*Stated task*:
Extract everything from the first line through the line with "Franche-Comté 2011 */", both ends included, except for any pictures.

*Supplied material*:
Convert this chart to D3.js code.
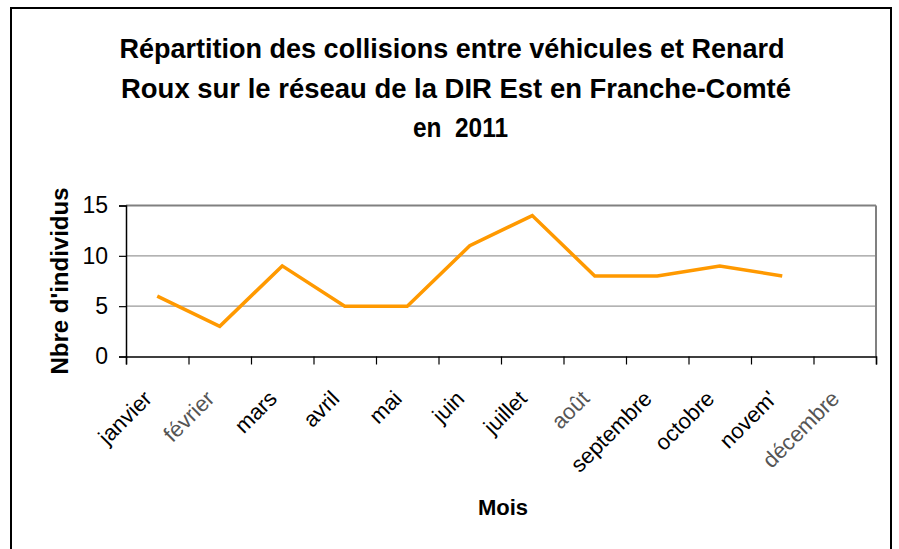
<!DOCTYPE html>
<html>
<head>
<meta charset="utf-8">
<script src="https://cdn.jsdelivr.net/npm/d3@7"></script>
<style>
  body { margin: 0; background: #fff; }
  svg { display: block; font-family: "Liberation Sans", Arial, sans-serif; }
</style>
</head>
<body>
<svg id="chart" width="899" height="549"></svg>
<script>
/* Collisions véhicules / Renard Roux, DIR Est, Franche-Comté 2011 */

// Data
var months = ["janvier", "février", "mars", "avril", "mai", "juin", "juillet",
              "août", "septembre", "octobre", "novem'", "décembre"];
var counts = [6, 3, 9, 5, 5, 11, 14, 8, 8, 9, 8, null];
var yTicks = [0, 5, 10, 15];
var titleLines = ["Répartition des collisions entre véhicules et Renard",
                  "Roux sur le réseau de la DIR Est en Franche-Comté",
                  "en  2011"];

var svg = d3.select("#chart");

/* Outer frame */
svg.append("rect")
  .attr("x", 11).attr("y", 8)
  .attr("width", 880).attr("height", 560)
  .attr("fill", "#fff")
  .attr("stroke", "#000")
  .attr("stroke-width", 2);

/* Plot area */
var plotLeft = 126, plotRight = 876, plotTop = 205.5, plotBottom = 356.5;

var x = d3.scaleBand().domain(months).range([plotLeft, plotRight]);
var xEdge = d3.scaleLinear().domain([0, months.length]).range([plotLeft, plotRight]);
var y = d3.scaleLinear().domain([0, 15]).range([plotBottom, plotTop]);

// Grid lines
svg.append("g")
  .selectAll("line")
  .data(yTicks.filter(function(d) { return d > 0; }))
  .join("line")
  .attr("x1", plotLeft).attr("x2", plotRight)
  .attr("y1", function(d) { return y(d); })
  .attr("y2", function(d) { return y(d); })
  .attr("stroke", function(d) { return d == 15 ? "#808080" : "#9a9a9a"; })
  .attr("stroke-width", function(d) { return d == 15 ? 2 : 1.2; });

// Right edge of plot area
svg.append("line")
  .attr("x1", plotRight).attr("x2", plotRight)
  .attr("y1", plotTop).attr("y2", plotBottom)
  .attr("stroke", "#808080").attr("stroke-width", 2);

/* Y axis */
var yAxis = svg.append("g")
  .attr("transform", "translate(" + plotLeft + ",0)")
  .call(d3.axisLeft(y).tickValues(yTicks).tickSize(7).tickPadding(11));
yAxis.select(".domain").attr("stroke", "#000").attr("stroke-width", 1.5);
yAxis.selectAll(".tick line").attr("stroke", "#000").attr("stroke-width", 1.2);
yAxis.selectAll(".tick text")
  .attr("font-size", 23)
  .attr("font-family", "Liberation Sans, Arial, sans-serif")
  .attr("fill", "#000");

/* X axis: ticks between categories */
var xAxis = svg.append("g")
  .attr("transform", "translate(0," + plotBottom + ")")
  .call(d3.axisBottom(xEdge).ticks(months.length).tickSize(8).tickFormat(""));
xAxis.select(".domain").attr("stroke", "#000").attr("stroke-width", 1.5);
xAxis.selectAll(".tick line").attr("stroke", "#000").attr("stroke-width", 1.2);

// Rotated category labels
svg.append("g")
  .selectAll("text")
  .data(months)
  .join("text")
  .attr("transform", function(d) {
    return "translate(" + (x(d) + x.bandwidth() / 2 - 4) + ",400) rotate(-45)";
  })
  .attr("text-anchor", "end")
  .attr("font-size", 22)
  .attr("fill", function(d) { return /[éû]/.test(d) ? "#555" : "#000"; })
  .text(function(d) { return d; });

/* Series line */
var line = d3.line()
  .defined(function(d) { return d != null; })
  .x(function(d, i) { return x(months[i]) + x.bandwidth() / 2; })
  .y(function(d) { return y(d); });

svg.append("path")
  .datum(counts)
  .attr("d", line)
  .attr("fill", "none")
  .attr("stroke", "#FF9900")
  .attr("stroke-width", 3.5)
  .attr("stroke-linejoin", "miter");

/* Titles */
var titleX = [119.5, 121, 413];
var titleW = [665, 670, 95];
svg.append("g")
  .selectAll("text")
  .data(titleLines)
  .join("text")
  .attr("x", function(d, i) { return titleX[i]; })
  .attr("y", function(d, i) { return 58 + i * 39.5; })
  .attr("font-size", 28)
  .attr("font-weight", "bold")
  .attr("textLength", function(d, i) { return titleW[i]; })
  .attr("lengthAdjust", "spacingAndGlyphs")
  .style("white-space", "pre")
  .text(function(d) { return d; });

// Axis titles
svg.append("text")
  .attr("transform", "translate(68," + ((plotTop + plotBottom) / 2) + ") rotate(-90)")
  .attr("text-anchor", "middle")
  .attr("font-size", 24)
  .attr("font-weight", "bold")
  .text("Nbre d'individus");

svg.append("text")
  .attr("x", (plotLeft + plotRight) / 2 + 2)
  .attr("y", 515)
  .attr("text-anchor", "middle")
  .attr("font-size", 22)
  .attr("font-weight", "bold")
  .text("Mois");
</script>
</body>
</html>
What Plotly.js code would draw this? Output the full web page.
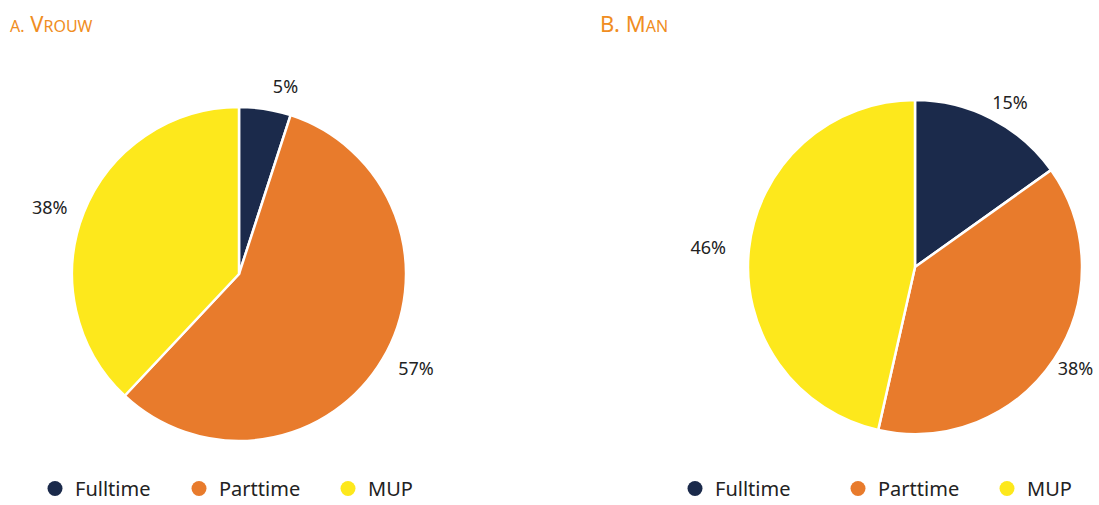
<!DOCTYPE html>
<html>
<head>
<meta charset="utf-8">
<script src="https://cdn.plot.ly/plotly-3.0.1.min.js"></script>
<style>
  html, body { margin: 0; padding: 0; background: #fff; }
  #grafico { width: 1099px; height: 505px; }
</style>
</head>
<body>
<div id="grafico"></div>
<script>
// categorieen en waarden
let categorieen = ["Fulltime", "Parttime", "MUP"]
let vrouw = [5, 57, 38]
let man = [15, 38, 46]
let kleuren = ["#1b2a4b", "#e87b2c", "#fde81c"]

let graf = document.getElementById("grafico")

let W = 1099, H = 505
let fonte = "Noto Sans, Open Sans, sans-serif"

// domein van een taart rond middelpunt (cx, cy) in pixels met straal r
function domein(cx, cy, r) {
    return {
        x: [(cx - r) / W, (cx + r) / W],
        y: [1 - (cy + r) / H, 1 - (cy - r) / H]
    }
}

// zichtbare taart, zonder tekst
function taart(waarden, cx, cy) {
    return {
        type: "pie",
        labels: categorieen,
        values: waarden,
        sort: false,
        direction: "clockwise",
        rotation: 0,
        domain: domein(cx, cy, 167),
        marker: {colors: kleuren, line: {color: "#ffffff", width: 2.5}},
        textinfo: "none",
        showlegend: false,
        hoverinfo: "label+value"
    }
}

// onzichtbare grotere taart die alleen de percentages iets verder naar buiten zet
function etiket(waarden, cx, cy, r) {
    return {
        type: "pie",
        labels: categorieen,
        values: waarden,
        sort: false,
        direction: "clockwise",
        rotation: 0,
        domain: domein(cx, cy, r),
        marker: {colors: ["rgba(0,0,0,0)", "rgba(0,0,0,0)", "rgba(0,0,0,0)"], line: {width: 0}},
        texttemplate: "%{value}%",
        textposition: "outside",
        outsidetextfont: {family: fonte, size: 18, color: "#222222"},
        showlegend: false,
        hoverinfo: "skip"
    }
}

let data = [
    etiket(vrouw, 239, 274, 178),
    etiket(man, 906, 267, 175),
    taart(vrouw, 239, 274),
    taart(man, 915, 267)
]

// legenda: elk item in een eigen legend zodat de afstanden kloppen
let legX = [35, 179, 328, 675, 838, 987]
let layout = {
    width: W,
    height: H,
    margin: {l: 0, r: 0, t: 0, b: 0, autoexpand: false},
    paper_bgcolor: "#ffffff",
    plot_bgcolor: "#ffffff",
    xaxis: {visible: false, domain: [0, 0.01]},
    yaxis: {visible: false, domain: [0, 0.01]}
}

for (let i = 0; i < 6; i++) {
    let naam = i == 0 ? "legend" : "legend" + (i + 1)
    let k = i % 3
    data.push({
        type: "scatter", mode: "markers", x: [null], y: [null],
        name: categorieen[k], legend: naam,
        marker: {color: kleuren[k], size: 15, symbol: "circle"},
        hoverinfo: "skip"
    })
    layout[naam] = {
        orientation: "h",
        x: legX[i] / W,
        xanchor: "left",
        y: -3 / H,
        yanchor: "bottom",
        font: {family: fonte, size: 20, color: "#222222"},
        bgcolor: "rgba(0,0,0,0)"
    }
}

layout.annotations = [
    {
        text: '<span style="font-size:16px">A.</span> V<span style="font-size:16px">ROUW</span>',
        x: 8, y: 23
    },
    {
        text: 'B. M<span style="font-size:16px">AN</span>',
        x: 598, y: 23
    }
].map(a => Object.assign(a, {
    xref: "paper", yref: "paper",
    x: a.x / W, y: 1 - a.y / H,
    xanchor: "left", yanchor: "middle",
    showarrow: false,
    font: {family: fonte, size: 22, color: "#f08d22"}
}))

Plotly.newPlot(graf, data, layout, {displayModeBar: false})
</script>
</body>
</html>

*The output*:
Convert this chart to D3.js code.
<!DOCTYPE html>
<html>
<head>
<meta charset="utf-8">
<script src="https://cdn.jsdelivr.net/npm/d3@7"></script>
<style>
  body { margin: 0; background: #fff; }
  svg { display: block; font-family: "Liberation Sans", Arial, sans-serif; }
</style>
</head>
<body>
<svg id="chart" width="899" height="549"></svg>
<script>
/* Collisions véhicules / Renard Roux, DIR Est, Franche-Comté 2011 */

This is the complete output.